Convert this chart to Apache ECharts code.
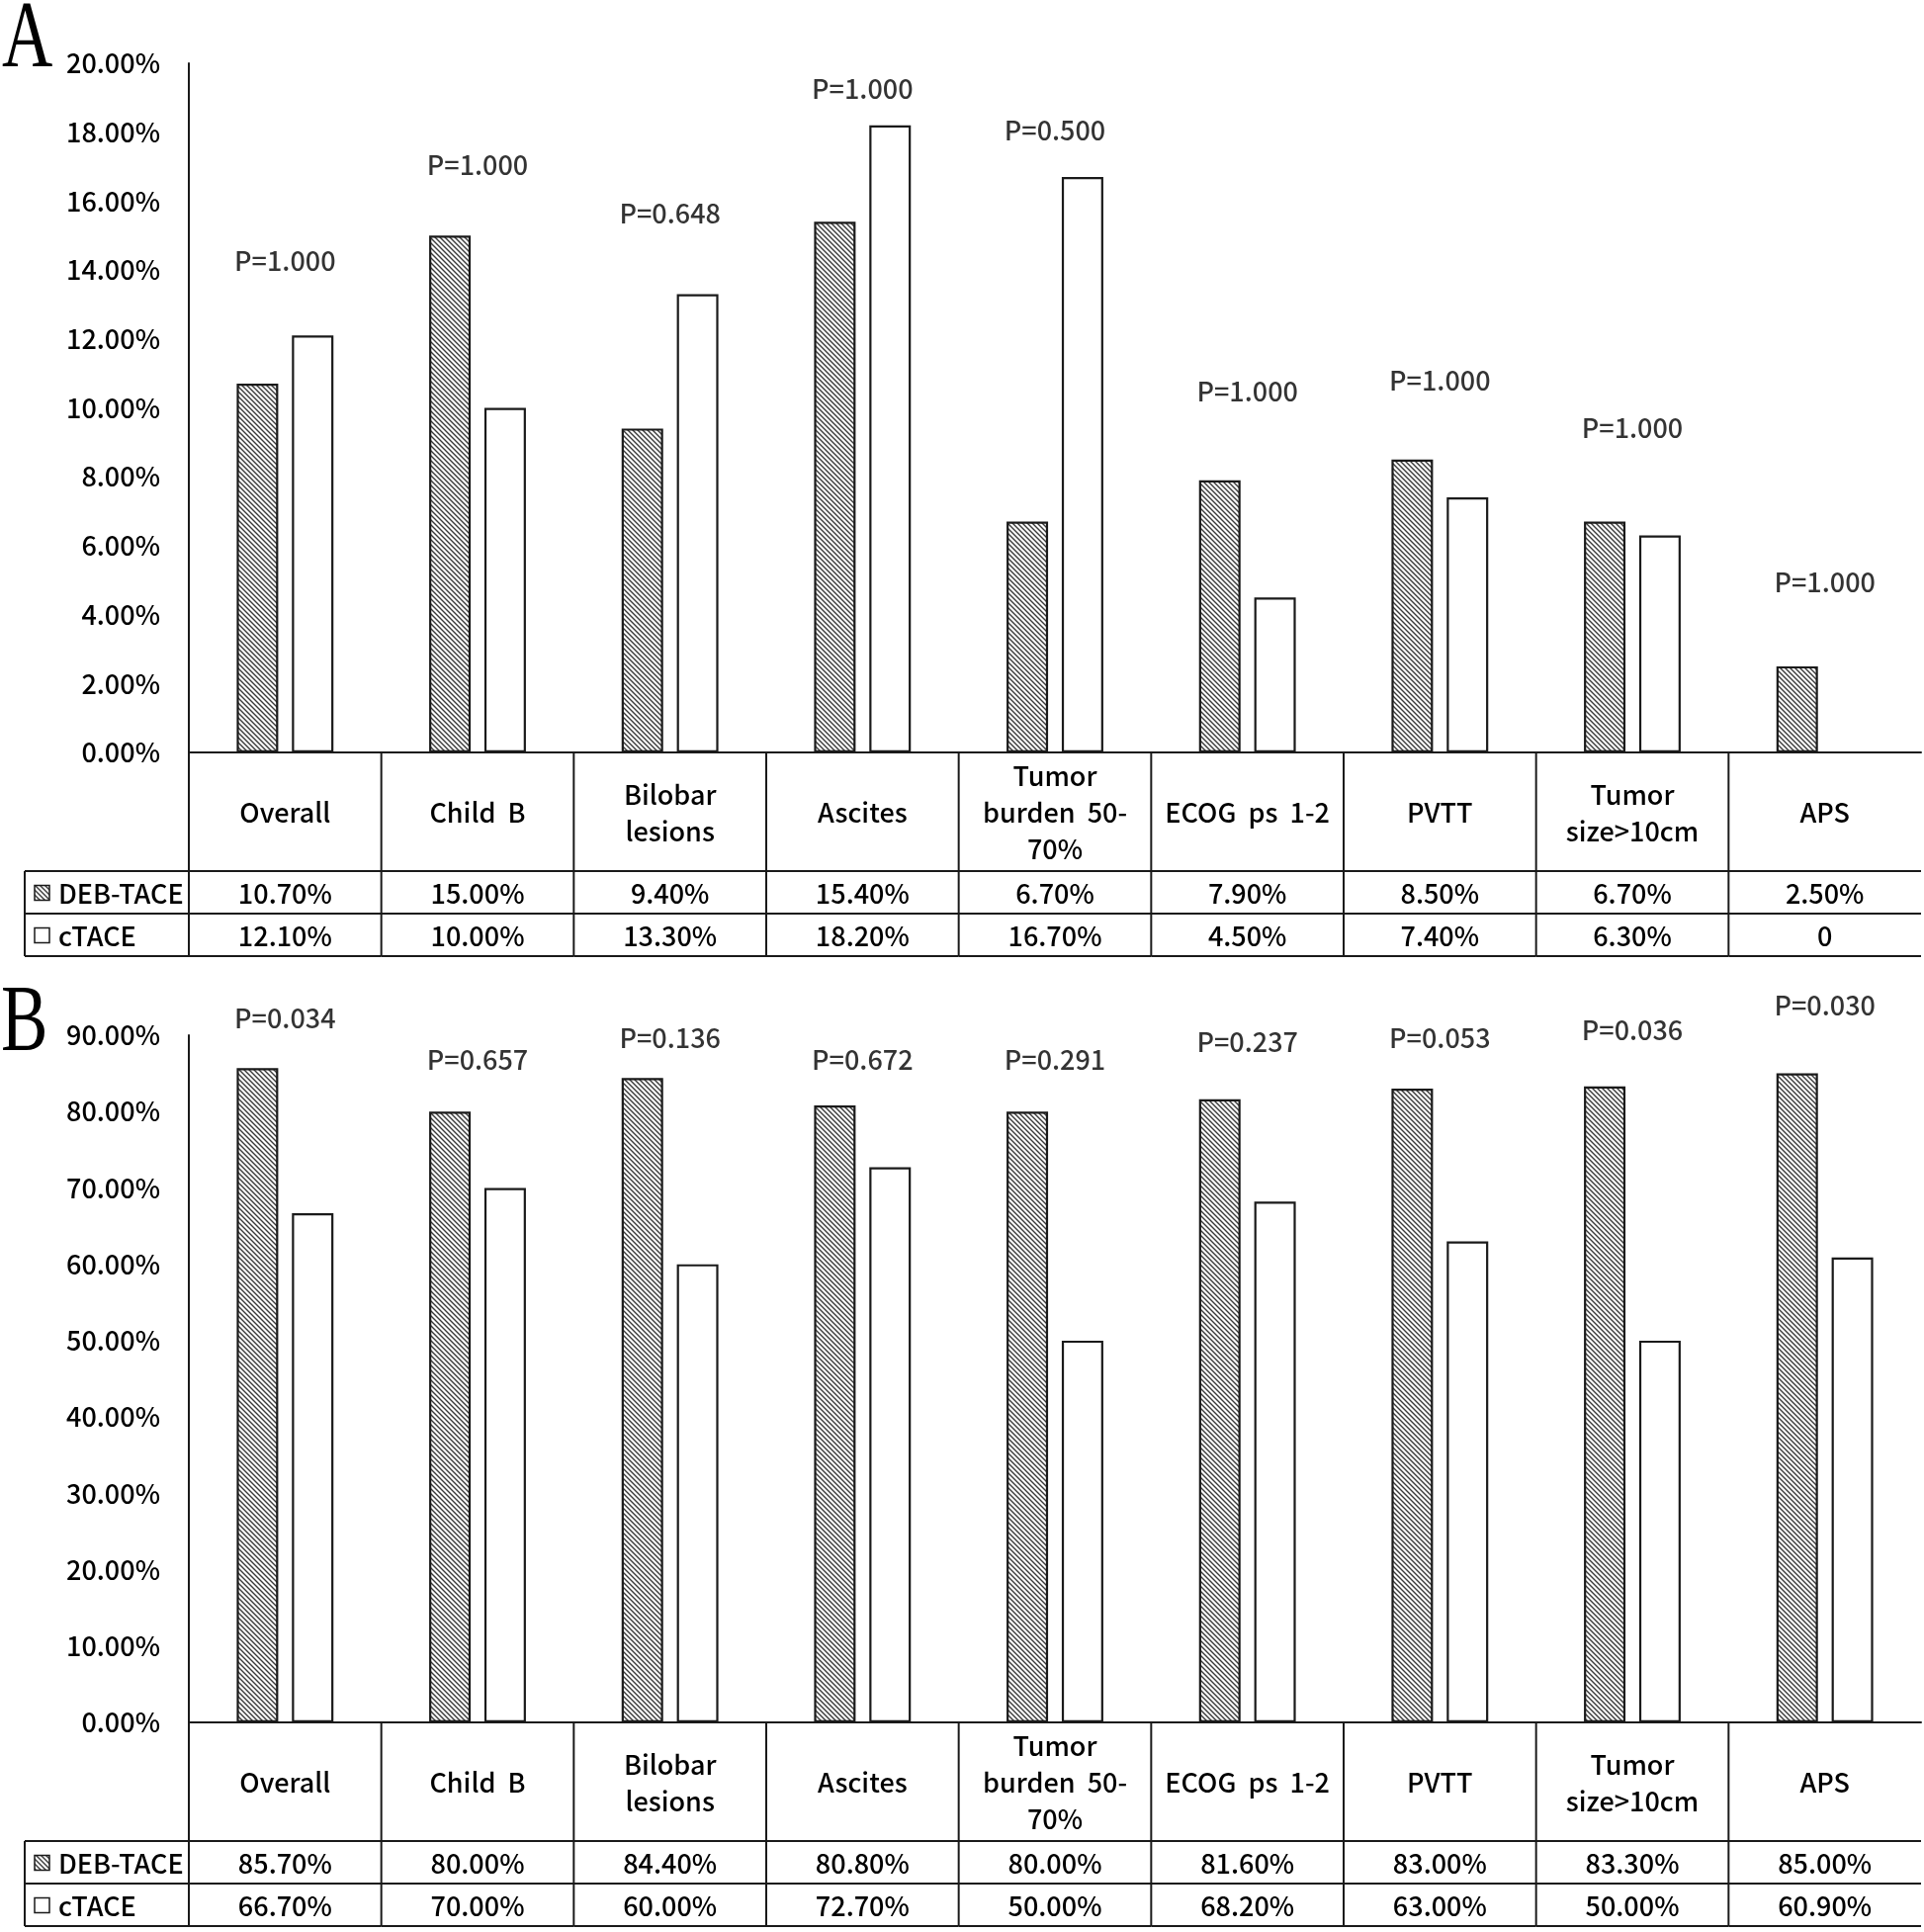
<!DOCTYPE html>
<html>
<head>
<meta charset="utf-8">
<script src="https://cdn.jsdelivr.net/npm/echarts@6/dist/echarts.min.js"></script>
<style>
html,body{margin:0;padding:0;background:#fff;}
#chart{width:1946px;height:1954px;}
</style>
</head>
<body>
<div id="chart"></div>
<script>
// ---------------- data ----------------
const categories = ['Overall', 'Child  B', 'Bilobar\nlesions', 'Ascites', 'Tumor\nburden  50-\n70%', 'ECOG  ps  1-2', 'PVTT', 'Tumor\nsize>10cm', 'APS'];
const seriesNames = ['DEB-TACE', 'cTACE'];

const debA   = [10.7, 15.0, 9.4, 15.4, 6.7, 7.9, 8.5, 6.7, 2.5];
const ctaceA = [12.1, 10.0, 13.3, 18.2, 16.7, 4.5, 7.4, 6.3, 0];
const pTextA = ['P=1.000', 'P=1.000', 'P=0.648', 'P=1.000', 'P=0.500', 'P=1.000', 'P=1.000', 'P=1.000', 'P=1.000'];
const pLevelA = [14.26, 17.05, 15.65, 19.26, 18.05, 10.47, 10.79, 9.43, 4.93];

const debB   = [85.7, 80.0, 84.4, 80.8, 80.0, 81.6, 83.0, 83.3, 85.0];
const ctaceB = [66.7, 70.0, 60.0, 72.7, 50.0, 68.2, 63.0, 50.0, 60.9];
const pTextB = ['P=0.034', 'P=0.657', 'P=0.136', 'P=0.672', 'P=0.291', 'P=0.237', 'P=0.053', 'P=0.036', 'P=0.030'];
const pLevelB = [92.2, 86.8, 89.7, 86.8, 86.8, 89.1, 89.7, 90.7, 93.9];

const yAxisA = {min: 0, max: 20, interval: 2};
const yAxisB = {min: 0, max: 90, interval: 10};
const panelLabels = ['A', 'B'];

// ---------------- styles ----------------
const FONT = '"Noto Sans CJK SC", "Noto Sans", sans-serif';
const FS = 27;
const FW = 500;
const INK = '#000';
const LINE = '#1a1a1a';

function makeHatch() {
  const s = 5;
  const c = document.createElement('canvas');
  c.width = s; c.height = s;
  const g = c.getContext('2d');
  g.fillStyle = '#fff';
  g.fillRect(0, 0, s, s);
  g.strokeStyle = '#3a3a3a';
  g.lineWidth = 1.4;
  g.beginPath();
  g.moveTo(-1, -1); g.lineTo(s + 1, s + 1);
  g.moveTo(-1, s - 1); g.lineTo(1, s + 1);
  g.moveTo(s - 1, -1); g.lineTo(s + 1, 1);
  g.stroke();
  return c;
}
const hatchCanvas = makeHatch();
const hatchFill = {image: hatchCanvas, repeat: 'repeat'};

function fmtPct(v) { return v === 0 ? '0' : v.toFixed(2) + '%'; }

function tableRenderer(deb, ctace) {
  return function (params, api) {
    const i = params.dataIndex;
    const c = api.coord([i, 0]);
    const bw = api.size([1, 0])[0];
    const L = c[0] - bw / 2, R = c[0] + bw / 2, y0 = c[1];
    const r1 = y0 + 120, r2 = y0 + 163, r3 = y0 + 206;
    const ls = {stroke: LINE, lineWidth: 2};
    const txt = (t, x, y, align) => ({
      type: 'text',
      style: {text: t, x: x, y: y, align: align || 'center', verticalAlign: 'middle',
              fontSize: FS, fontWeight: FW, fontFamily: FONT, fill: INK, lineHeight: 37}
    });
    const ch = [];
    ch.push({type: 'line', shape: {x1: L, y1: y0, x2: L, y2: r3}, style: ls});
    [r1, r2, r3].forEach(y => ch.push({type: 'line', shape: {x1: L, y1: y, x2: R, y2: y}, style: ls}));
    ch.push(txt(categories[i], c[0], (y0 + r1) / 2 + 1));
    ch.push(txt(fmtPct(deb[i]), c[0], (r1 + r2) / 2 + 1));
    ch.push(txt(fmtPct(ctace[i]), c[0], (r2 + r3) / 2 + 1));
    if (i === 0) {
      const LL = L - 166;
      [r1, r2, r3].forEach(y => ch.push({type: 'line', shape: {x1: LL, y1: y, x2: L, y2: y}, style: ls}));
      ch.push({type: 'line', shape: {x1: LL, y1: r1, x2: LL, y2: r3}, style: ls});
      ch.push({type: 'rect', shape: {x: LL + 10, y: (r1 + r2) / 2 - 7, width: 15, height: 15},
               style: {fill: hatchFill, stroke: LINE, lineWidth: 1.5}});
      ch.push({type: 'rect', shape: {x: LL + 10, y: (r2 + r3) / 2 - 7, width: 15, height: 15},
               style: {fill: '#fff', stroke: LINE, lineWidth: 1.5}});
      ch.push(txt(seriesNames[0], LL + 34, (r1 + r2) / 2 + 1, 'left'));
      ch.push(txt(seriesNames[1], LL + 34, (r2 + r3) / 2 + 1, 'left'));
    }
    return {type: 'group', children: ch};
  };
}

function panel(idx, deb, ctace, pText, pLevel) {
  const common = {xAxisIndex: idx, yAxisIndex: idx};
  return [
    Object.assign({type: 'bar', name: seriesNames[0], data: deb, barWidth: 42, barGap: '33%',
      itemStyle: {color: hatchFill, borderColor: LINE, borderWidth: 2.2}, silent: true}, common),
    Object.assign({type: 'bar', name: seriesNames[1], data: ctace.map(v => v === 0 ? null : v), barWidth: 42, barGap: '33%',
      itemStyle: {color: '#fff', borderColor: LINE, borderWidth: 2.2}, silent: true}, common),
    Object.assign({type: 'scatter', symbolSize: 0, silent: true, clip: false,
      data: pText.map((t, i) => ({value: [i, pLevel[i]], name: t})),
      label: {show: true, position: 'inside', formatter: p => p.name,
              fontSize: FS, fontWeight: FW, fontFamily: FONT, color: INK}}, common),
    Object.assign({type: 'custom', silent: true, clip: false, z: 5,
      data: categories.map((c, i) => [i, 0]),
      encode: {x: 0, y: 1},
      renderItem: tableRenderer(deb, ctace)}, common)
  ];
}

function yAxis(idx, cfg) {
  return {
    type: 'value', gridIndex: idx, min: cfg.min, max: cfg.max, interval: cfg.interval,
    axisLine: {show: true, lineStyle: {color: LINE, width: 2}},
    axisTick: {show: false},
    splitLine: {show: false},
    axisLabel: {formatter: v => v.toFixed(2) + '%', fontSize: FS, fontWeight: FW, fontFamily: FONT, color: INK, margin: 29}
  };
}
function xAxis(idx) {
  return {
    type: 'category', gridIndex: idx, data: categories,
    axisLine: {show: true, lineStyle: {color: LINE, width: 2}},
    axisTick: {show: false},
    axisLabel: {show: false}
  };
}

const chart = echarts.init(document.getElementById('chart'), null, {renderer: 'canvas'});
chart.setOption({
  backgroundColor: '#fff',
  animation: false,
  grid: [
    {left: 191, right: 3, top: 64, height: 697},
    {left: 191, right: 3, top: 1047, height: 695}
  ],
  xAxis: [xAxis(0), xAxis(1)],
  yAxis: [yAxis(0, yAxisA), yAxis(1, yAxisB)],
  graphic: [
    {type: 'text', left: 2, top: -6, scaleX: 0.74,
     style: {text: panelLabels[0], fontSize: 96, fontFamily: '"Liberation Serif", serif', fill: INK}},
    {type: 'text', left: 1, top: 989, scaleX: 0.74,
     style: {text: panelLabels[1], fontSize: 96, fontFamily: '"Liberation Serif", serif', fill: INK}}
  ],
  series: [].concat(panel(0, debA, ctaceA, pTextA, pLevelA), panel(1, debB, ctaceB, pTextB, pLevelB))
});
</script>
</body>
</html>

────────

- [PROBLEM STATEMENT] Your task is to reproduce all of the material exactly. The pictures stay out.

- [SOLVED PROBLEM]
Convert this chart to Apache ECharts code.
<!DOCTYPE html>
<html>
<head>
<meta charset="utf-8">
<script src="https://cdn.jsdelivr.net/npm/echarts@6/dist/echarts.min.js"></script>
<style>
html,body{margin:0;padding:0;background:#fff;}
#chart{width:1946px;height:1954px;}
</style>
</head>
<body>
<div id="chart"></div>
<script>
// ---------------- data ----------------
const categories = ['Overall', 'Child  B', 'Bilobar\nlesions', 'Ascites', 'Tumor\nburden  50-\n70%', 'ECOG  ps  1-2', 'PVTT', 'Tumor\nsize>10cm', 'APS'];
const seriesNames = ['DEB-TACE', 'cTACE'];

const debA   = [10.7, 15.0, 9.4, 15.4, 6.7, 7.9, 8.5, 6.7, 2.5];
const ctaceA = [12.1, 10.0, 13.3, 18.2, 16.7, 4.5, 7.4, 6.3, 0];
const pTextA = ['P=1.000', 'P=1.000', 'P=0.648', 'P=1.000', 'P=0.500', 'P=1.000', 'P=1.000', 'P=1.000', 'P=1.000'];
const pLevelA = [14.26, 17.05, 15.65, 19.26, 18.05, 10.47, 10.79, 9.43, 4.93];

const debB   = [85.7, 80.0, 84.4, 80.8, 80.0, 81.6, 83.0, 83.3, 85.0];
const ctaceB = [66.7, 70.0, 60.0, 72.7, 50.0, 68.2, 63.0, 50.0, 60.9];
const pTextB = ['P=0.034', 'P=0.657', 'P=0.136', 'P=0.672', 'P=0.291', 'P=0.237', 'P=0.053', 'P=0.036', 'P=0.030'];
const pLevelB = [92.2, 86.8, 89.7, 86.8, 86.8, 89.1, 89.7, 90.7, 93.9];

const yAxisA = {min: 0, max: 20, interval: 2};
const yAxisB = {min: 0, max: 90, interval: 10};
const panelLabels = ['A', 'B'];

// ---------------- styles ----------------
const FONT = '"Noto Sans CJK SC", "Noto Sans", sans-serif';
const FS = 27;
const FW = 500;
const INK = '#000';
const LINE = '#1a1a1a';

function makeHatch() {
  const s = 5;
  const c = document.createElement('canvas');
  c.width = s; c.height = s;
  const g = c.getContext('2d');
  g.fillStyle = '#fff';
  g.fillRect(0, 0, s, s);
  g.strokeStyle = '#3a3a3a';
  g.lineWidth = 1.4;
  g.beginPath();
  g.moveTo(-1, -1); g.lineTo(s + 1, s + 1);
  g.moveTo(-1, s - 1); g.lineTo(1, s + 1);
  g.moveTo(s - 1, -1); g.lineTo(s + 1, 1);
  g.stroke();
  return c;
}
const hatchCanvas = makeHatch();
const hatchFill = {image: hatchCanvas, repeat: 'repeat'};

function fmtPct(v) { return v === 0 ? '0' : v.toFixed(2) + '%'; }

function tableRenderer(deb, ctace) {
  return function (params, api) {
    const i = params.dataIndex;
    const c = api.coord([i, 0]);
    const bw = api.size([1, 0])[0];
    const L = c[0] - bw / 2, R = c[0] + bw / 2, y0 = c[1];
    const r1 = y0 + 120, r2 = y0 + 163, r3 = y0 + 206;
    const ls = {stroke: LINE, lineWidth: 2};
    const txt = (t, x, y, align) => ({
      type: 'text',
      style: {text: t, x: x, y: y, align: align || 'center', verticalAlign: 'middle',
              fontSize: FS, fontWeight: FW, fontFamily: FONT, fill: INK, lineHeight: 37}
    });
    const ch = [];
    ch.push({type: 'line', shape: {x1: L, y1: y0, x2: L, y2: r3}, style: ls});
    [r1, r2, r3].forEach(y => ch.push({type: 'line', shape: {x1: L, y1: y, x2: R, y2: y}, style: ls}));
    ch.push(txt(categories[i], c[0], (y0 + r1) / 2 + 1));
    ch.push(txt(fmtPct(deb[i]), c[0], (r1 + r2) / 2 + 1));
    ch.push(txt(fmtPct(ctace[i]), c[0], (r2 + r3) / 2 + 1));
    if (i === 0) {
      const LL = L - 166;
      [r1, r2, r3].forEach(y => ch.push({type: 'line', shape: {x1: LL, y1: y, x2: L, y2: y}, style: ls}));
      ch.push({type: 'line', shape: {x1: LL, y1: r1, x2: LL, y2: r3}, style: ls});
      ch.push({type: 'rect', shape: {x: LL + 10, y: (r1 + r2) / 2 - 7, width: 15, height: 15},
               style: {fill: hatchFill, stroke: LINE, lineWidth: 1.5}});
      ch.push({type: 'rect', shape: {x: LL + 10, y: (r2 + r3) / 2 - 7, width: 15, height: 15},
               style: {fill: '#fff', stroke: LINE, lineWidth: 1.5}});
      ch.push(txt(seriesNames[0], LL + 34, (r1 + r2) / 2 + 1, 'left'));
      ch.push(txt(seriesNames[1], LL + 34, (r2 + r3) / 2 + 1, 'left'));
    }
    return {type: 'group', children: ch};
  };
}

function panel(idx, deb, ctace, pText, pLevel) {
  const common = {xAxisIndex: idx, yAxisIndex: idx};
  return [
    Object.assign({type: 'bar', name: seriesNames[0], data: deb, barWidth: 42, barGap: '33%',
      itemStyle: {color: hatchFill, borderColor: LINE, borderWidth: 2.2}, silent: true}, common),
    Object.assign({type: 'bar', name: seriesNames[1], data: ctace.map(v => v === 0 ? null : v), barWidth: 42, barGap: '33%',
      itemStyle: {color: '#fff', borderColor: LINE, borderWidth: 2.2}, silent: true}, common),
    Object.assign({type: 'scatter', symbolSize: 0, silent: true, clip: false,
      data: pText.map((t, i) => ({value: [i, pLevel[i]], name: t})),
      label: {show: true, position: 'inside', formatter: p => p.name,
              fontSize: FS, fontWeight: FW, fontFamily: FONT, color: INK}}, common),
    Object.assign({type: 'custom', silent: true, clip: false, z: 5,
      data: categories.map((c, i) => [i, 0]),
      encode: {x: 0, y: 1},
      renderItem: tableRenderer(deb, ctace)}, common)
  ];
}

function yAxis(idx, cfg) {
  return {
    type: 'value', gridIndex: idx, min: cfg.min, max: cfg.max, interval: cfg.interval,
    axisLine: {show: true, lineStyle: {color: LINE, width: 2}},
    axisTick: {show: false},
    splitLine: {show: false},
    axisLabel: {formatter: v => v.toFixed(2) + '%', fontSize: FS, fontWeight: FW, fontFamily: FONT, color: INK, margin: 29}
  };
}
function xAxis(idx) {
  return {
    type: 'category', gridIndex: idx, data: categories,
    axisLine: {show: true, lineStyle: {color: LINE, width: 2}},
    axisTick: {show: false},
    axisLabel: {show: false}
  };
}

const chart = echarts.init(document.getElementById('chart'), null, {renderer: 'canvas'});
chart.setOption({
  backgroundColor: '#fff',
  animation: false,
  grid: [
    {left: 191, right: 3, top: 64, height: 697},
    {left: 191, right: 3, top: 1047, height: 695}
  ],
  xAxis: [xAxis(0), xAxis(1)],
  yAxis: [yAxis(0, yAxisA), yAxis(1, yAxisB)],
  graphic: [
    {type: 'text', left: 2, top: -6, scaleX: 0.74,
     style: {text: panelLabels[0], fontSize: 96, fontFamily: '"Liberation Serif", serif', fill: INK}},
    {type: 'text', left: 1, top: 989, scaleX: 0.74,
     style: {text: panelLabels[1], fontSize: 96, fontFamily: '"Liberation Serif", serif', fill: INK}}
  ],
  series: [].concat(panel(0, debA, ctaceA, pTextA, pLevelA), panel(1, debB, ctaceB, pTextB, pLevelB))
});
</script>
</body>
</html>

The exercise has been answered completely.